The Marcos administration was able to raise its target amount of longer-dated local debts during its first sale of Treasury bonds (T-bonds) for this year, after creditors sought lower rates following the release of the latest inflation data.
Auction results on Tuesday showed the Bureau of the Treasury (BTr) borrowed its planned amount of P30 billion via re-issued T-bonds, which had a remaining life of five years and six months.
The offering was met with high demand after total tenders reached P71.2 billion, 2.4 times larger than the original amount that the BTr had hoped to raise.
READ: T-bill rates fell during first 2025 debt offering
That, in turn, helped bring down borrowing costs for the government. The five-year debt papers fetched an average rate of 6.060 percent, cheaper than the 6.078 percent quoted for the comparable tenor in the secondary market.

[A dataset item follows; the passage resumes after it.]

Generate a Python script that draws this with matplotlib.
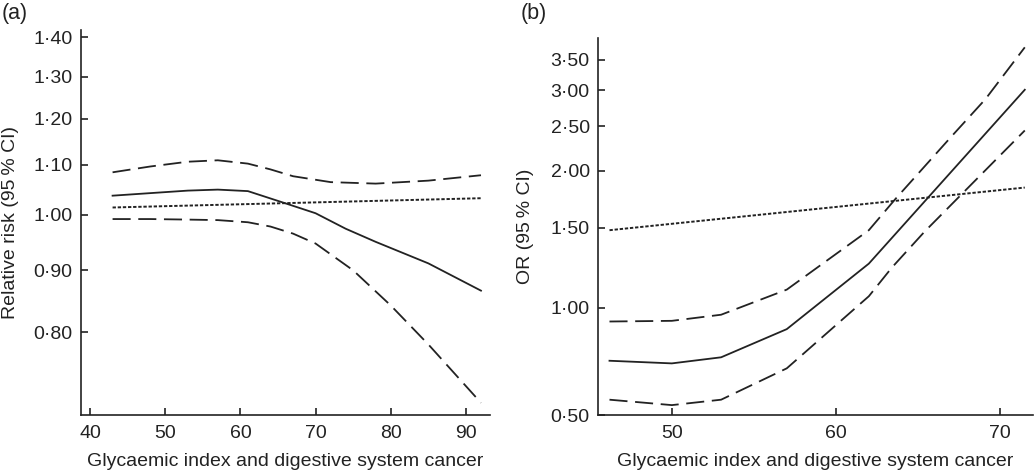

But the yield was higher than the 5.954 percent recorded during the last auction of five-year T-bonds on Nov. 26, 2024.
Michael Ricafort, chief economist at Rizal Commercial Banking Corp., said yields were also lower following the release of the December inflation data, which showed a mild uptick of 2.9 percent.
The benign inflation print, in turn, boosted the case for another rate cut by the central bank this year.
For this year, the Marcos administration is targeting to borrow P2.55 trillion from creditors at home and abroad to plug a projected budget hole amounting to P1.54 trillion, or equivalent to 5.3 percent of the country’s gross domestic product.
By sources of financing, the government will borrow P507.41 billion from foreign investors in 2025.
The remaining P2.04 trillion is targeted to be raised domestically, of which P60 billion will be via Treasury bills and P1.98 trillion via T-bonds. All of this, in turn, is expected to push the government’s outstanding debt to P17.35 trillion by the end of 2025.
According to Finance Secretary Recto, the government wants to eventually lessen the share of foreign borrowings to 10 percent—from the current level of around 25 percent—to minimize foreign exchange risks that can bloat the peso-value of external debts.
But the finance chief said this fiscal goal would not be achieved within the term of President Ferdinand Marcos Jr., adding that the government will be diversifying its sources of external financing to lock-in cheaper rates as much as possible.